Taymyr has a traditional icebreaker hull with highly raked stem and sloping sides to reduce the ice loads in compressive ice fields and improve maneuverability. The special cold-resistant steel used in the hull was delivered by the Soviet Union. Although designed for a crew of slightly over 100, the large superstructure of Taymyr contains accommodation and facilities for 138 personnel. In addition to messes and other social premises, there is a large auditorium that doubles as a recreational room and a winter garden that can be used to provide fresh vegetables for the crew during the polar night. In the aft, there is a helideck and a hangar for single Kamov Ka-32 helicopter. Being an escort icebreaker, Taymyr is equipped with a standard towing winch and a stern notch for close towing in difficult conditions.

Taymyr is classified by the Russian Maritime Register of Shipping with the Russian ice class LL2, which means that she is intended for icebreaking operations on Arctic coastal routes in level ice up to 2 m thick during winter and spring. The shallow draught of the icebreaker allows it to operate in rivers, estuaries and other locations where the water is not deep enough for bigger Arktika-class icebreakers and the ice conditions are so severe that refueling of diesel-powered icebreakers would be difficult, even impossible.

When the Taymyr-class icebreakers were designed, considerable effort was put into improving the safety of these nuclear-powered ships. The vessels were designed to operate in areas where there might be only 80 cm of water beneath the keel, less than the thickness of the ice floes the icebreaking bow is pushing under the ship. The scenarios used for structural dimensioning of the reactor compartment and shielding included a 25,000-ton SA-15 type arctic freighter striking the icebreaker amidships at 7 kn. Furthermore, all critical systems are duplicated to improve reliability and allow the ship to maintain most of its operational capability after a collision.

===Power and propulsion===
Taymyr is powered by a single KLT-40M nuclear fission reactor located amidships with a thermal output of 171 MW. The nuclear power plant on board the icebreaker produces superheated steam, which is used to generate electricity for the propulsion motors and other shipboard consumers as well as heat to maintain operational capability at -50 C. Taymyr has two main turbogenerators aft of the reactor compartment consisting of Soviet-made steam turbines coupled to Siemens generators, each producing 18,400 kW of electricity at 3,000 rpm for the propulsion motors. In addition the ship has two auxiliary turbogenerators, manufactured in the Soviet Union, which produce 2,000 kW of electrical power for shipboard consumers.

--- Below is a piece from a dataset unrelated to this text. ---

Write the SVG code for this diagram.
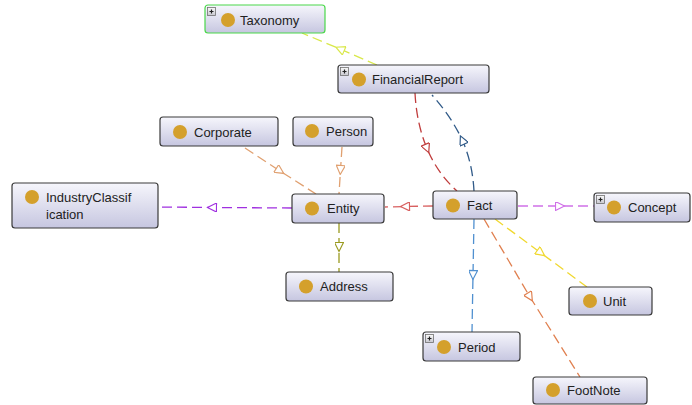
<svg xmlns="http://www.w3.org/2000/svg" width="692" height="405" viewBox="0 0 692 405">
<defs>
<linearGradient id="ng" x1="0" y1="0" x2="0" y2="1">
<stop offset="0" stop-color="#f6f6fc"/>
<stop offset="1" stop-color="#c6c6e0"/>
</linearGradient>
<linearGradient id="pg" x1="0" y1="0" x2="0" y2="1">
<stop offset="0" stop-color="#fafafa"/>
<stop offset="1" stop-color="#c8c8d0"/>
</linearGradient>
<marker id="m-yg" viewBox="0 0 10 10" refX="5" refY="5" markerWidth="11" markerHeight="9" markerUnits="userSpaceOnUse" orient="auto"><path d="M0,0 L10,5 L0,10 z" fill="#fff" stroke="#d9e84a" stroke-width="1.3"/></marker>
<marker id="m-tan" viewBox="0 0 10 10" refX="5" refY="5" markerWidth="11" markerHeight="9" markerUnits="userSpaceOnUse" orient="auto"><path d="M0,0 L10,5 L0,10 z" fill="#fff" stroke="#e0a070" stroke-width="1.3"/></marker>
<marker id="m-pur" viewBox="0 0 10 10" refX="5" refY="5" markerWidth="11" markerHeight="9" markerUnits="userSpaceOnUse" orient="auto"><path d="M0,0 L10,5 L0,10 z" fill="#fff" stroke="#a030e0" stroke-width="1.3"/></marker>
<marker id="m-ol" viewBox="0 0 10 10" refX="5" refY="5" markerWidth="11" markerHeight="9" markerUnits="userSpaceOnUse" orient="auto"><path d="M0,0 L10,5 L0,10 z" fill="#fff" stroke="#9a9a20" stroke-width="1.3"/></marker>
<marker id="m-red" viewBox="0 0 10 10" refX="5" refY="5" markerWidth="11" markerHeight="9" markerUnits="userSpaceOnUse" orient="auto"><path d="M0,0 L10,5 L0,10 z" fill="#fff" stroke="#d86060" stroke-width="1.3"/></marker>
<marker id="m-mag" viewBox="0 0 10 10" refX="5" refY="5" markerWidth="11" markerHeight="9" markerUnits="userSpaceOnUse" orient="auto"><path d="M0,0 L10,5 L0,10 z" fill="#fff" stroke="#d070e8" stroke-width="1.3"/></marker>
<marker id="m-yel" viewBox="0 0 10 10" refX="5" refY="5" markerWidth="11" markerHeight="9" markerUnits="userSpaceOnUse" orient="auto"><path d="M0,0 L10,5 L0,10 z" fill="#fff" stroke="#f0d830" stroke-width="1.3"/></marker>
<marker id="m-or" viewBox="0 0 10 10" refX="5" refY="5" markerWidth="11" markerHeight="9" markerUnits="userSpaceOnUse" orient="auto"><path d="M0,0 L10,5 L0,10 z" fill="#fff" stroke="#e08050" stroke-width="1.3"/></marker>
<marker id="m-blu" viewBox="0 0 10 10" refX="5" refY="5" markerWidth="11" markerHeight="9" markerUnits="userSpaceOnUse" orient="auto"><path d="M0,0 L10,5 L0,10 z" fill="#fff" stroke="#5090d0" stroke-width="1.3"/></marker>
<marker id="m-dred" viewBox="0 0 10 10" refX="5" refY="5" markerWidth="11" markerHeight="9" markerUnits="userSpaceOnUse" orient="auto"><path d="M0,0 L10,5 L0,10 z" fill="#fff" stroke="#c03c3c" stroke-width="1.3"/></marker>
<marker id="m-dblu" viewBox="0 0 10 10" refX="5" refY="5" markerWidth="11" markerHeight="9" markerUnits="userSpaceOnUse" orient="auto"><path d="M0,0 L10,5 L0,10 z" fill="#fff" stroke="#305a88" stroke-width="1.3"/></marker>
</defs>
<style>
.n rect.b{fill:url(#ng);stroke:#3a3a3a;stroke-width:1.2}
.n circle{fill:#d4a02c}
.n text{font-family:"Liberation Sans",Arial,sans-serif;font-size:13px;fill:#222}
.p rect{fill:url(#pg);stroke:#707070;stroke-width:0.8}
.p path{stroke:#222;stroke-width:1.2;fill:none}
.e path{fill:none;stroke-width:1.3;stroke-dasharray:10 5}
</style>
<rect width="692" height="405" fill="#fff"/>
<g id="connectors" class="e">
<path d="M377,65 L340,49 L302,33" stroke="#d9e84a" marker-mid="url(#m-yg)"/>
<path d="M245,148 L280,171 L316,194" stroke="#e0a070" marker-mid="url(#m-tan)"/>
<path d="M342,147 L340.5,170 L339,194" stroke="#e0a070" marker-mid="url(#m-tan)"/>
<path d="M292,208 L212,207.5 L158,207" stroke="#a030e0" marker-mid="url(#m-pur)"/>
<path d="M339,223 L339,247 L339,272" stroke="#9a9a20" marker-mid="url(#m-ol)"/>
<path d="M433,206 L405,206.5 L385,207" stroke="#d86060" marker-mid="url(#m-red)"/>
<path d="M518,206 L560,206 L594,206" stroke="#d070e8" marker-mid="url(#m-mag)"/>
<path d="M495,219 L541,253 L587,287" stroke="#f0d830" marker-mid="url(#m-yel)"/>
<path d="M484,219 L530,297 L580,377" stroke="#e08050" marker-mid="url(#m-or)"/>
<path d="M474,219 L473,275 L472,332" stroke="#5090d0" marker-mid="url(#m-blu)"/>
<path d="M415,93 Q416.5,123.5 427,148.5 Q437.5,173.5 457,191" stroke="#c03c3c" marker-mid="url(#m-dred)"/>
<path d="M474,191 Q472.5,163 462.25,140 Q451.5,117 432,95" stroke="#305a88" marker-mid="url(#m-dblu)"/>
</g>
<g id="Taxonomy" class="n">
<rect class="b" x="205" y="5" width="120" height="28" rx="3" style="stroke:#4ad84a"/>
<g class="p"><rect x="207.5" y="7.5" width="8" height="8"/><path d="M209.5,11.5h4M211.5,9.5v4"/></g>
<circle cx="228" cy="20" r="7"/>
<text x="240" y="24.5">Taxonomy</text>
</g>
<g id="FinancialReport" class="n">
<rect class="b" x="338" y="65" width="151" height="28" rx="3"/>
<g class="p"><rect x="340.5" y="67.5" width="8" height="8"/><path d="M342.5,71.5h4M344.5,69.5v4"/></g>
<circle cx="359" cy="79.5" r="7"/>
<text x="372" y="84">FinancialReport</text>
</g>
<g id="Corporate" class="n">
<rect class="b" x="160" y="117" width="118" height="29" rx="3"/>
<circle cx="180" cy="132" r="7"/>
<text x="194" y="136.5">Corporate</text>
</g>
<g id="Person" class="n">
<rect class="b" x="293" y="117" width="80" height="29" rx="3"/>
<circle cx="312" cy="131" r="7"/>
<text x="326" y="135.5">Person</text>
</g>
<g id="IndustryClassification" class="n">
<rect class="b" x="12" y="183" width="146" height="45" rx="3"/>
<circle cx="32" cy="197" r="7"/>
<text x="46" y="201.5">IndustryClassif</text>
<text x="46" y="219">ication</text>
</g>
<g id="Entity" class="n">
<rect class="b" x="292" y="194" width="92" height="29" rx="3"/>
<circle cx="312" cy="208.5" r="7"/>
<text x="327" y="213">Entity</text>
</g>
<g id="Fact" class="n">
<rect class="b" x="433" y="191" width="84" height="28" rx="3"/>
<circle cx="453" cy="205.5" r="7"/>
<text x="467" y="210">Fact</text>
</g>
<g id="Concept" class="n">
<rect class="b" x="594" y="193" width="96" height="29" rx="3"/>
<g class="p"><rect x="596.5" y="195.5" width="8" height="8"/><path d="M598.5,199.5h4M600.5,197.5v4"/></g>
<circle cx="614" cy="207.5" r="7"/>
<text x="628" y="212">Concept</text>
</g>
<g id="Address" class="n">
<rect class="b" x="286" y="272" width="107" height="29" rx="3"/>
<circle cx="306" cy="286.5" r="7"/>
<text x="320" y="291">Address</text>
</g>
<g id="Unit" class="n">
<rect class="b" x="569" y="287" width="83" height="28" rx="3"/>
<circle cx="590" cy="301" r="7"/>
<text x="603" y="305.5">Unit</text>
</g>
<g id="Period" class="n">
<rect class="b" x="423" y="332" width="97" height="29" rx="3"/>
<g class="p"><rect x="425.5" y="334.5" width="8" height="8"/><path d="M427.5,338.5h4M429.5,336.5v4"/></g>
<circle cx="444" cy="347" r="7"/>
<text x="458" y="351.5">Period</text>
</g>
<g id="FootNote" class="n">
<rect class="b" x="533" y="377" width="114" height="27" rx="3"/>
<circle cx="553" cy="390" r="7"/>
<text x="567" y="394.5">FootNote</text>
</g>
</svg>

Taymyr has a nuclear-turbo-electric powertrain, in which steam produced by the nuclear reactor is converted first into electricity, which in turn rotates the propulsion motors coupled to the propellers. The ship has three shafts with 12000 kW Strömberg AC motors controlled by cycloconverters. The propulsion motors are coupled directly to four-bladed fixed pitch propellers rotating at 180 rpm. The ship can maintain a speed of 18.5 kn in open water and 3 kn in 2.2 m level ice.

If the nuclear power can not be utilized, electricity can also be produced by three 16-cylinder Wärtsilä 16V22 medium-speed diesel engines coupled to 3,200 kVA Strömberg alternators. Two of the three generating sets, located ahead of the reactor compartment under the superstructure, can be used to provide approximately 4 MW of power for the propulsion motors while the third takes care of the auxiliary load. In case of emergency Vaygach also has two 200 kW emergency diesel generators of Soviet origin.

Taymyr and her sister ship are one of the last icebreakers equipped with Wärtsilä Air Bubbling System (WABS). When pressurized air released from nozzles located below the waterline, it lubricates the hull and, by reducing friction between steel and ice, improves the ship's ability to operate in difficult ice conditions such as pressure ridges and reduces the risk of becoming stuck in ice.

==Radioactivity release==
In the spring of 2011 a minor release of radioactivity was detected in the ship's reactor ventilation system – the second such leak on board the vessel in as many years. Taymyr returned to Murmansk under diesel power for repair. By then 6,000 litres of coolant had leaked from its nuclear reactor.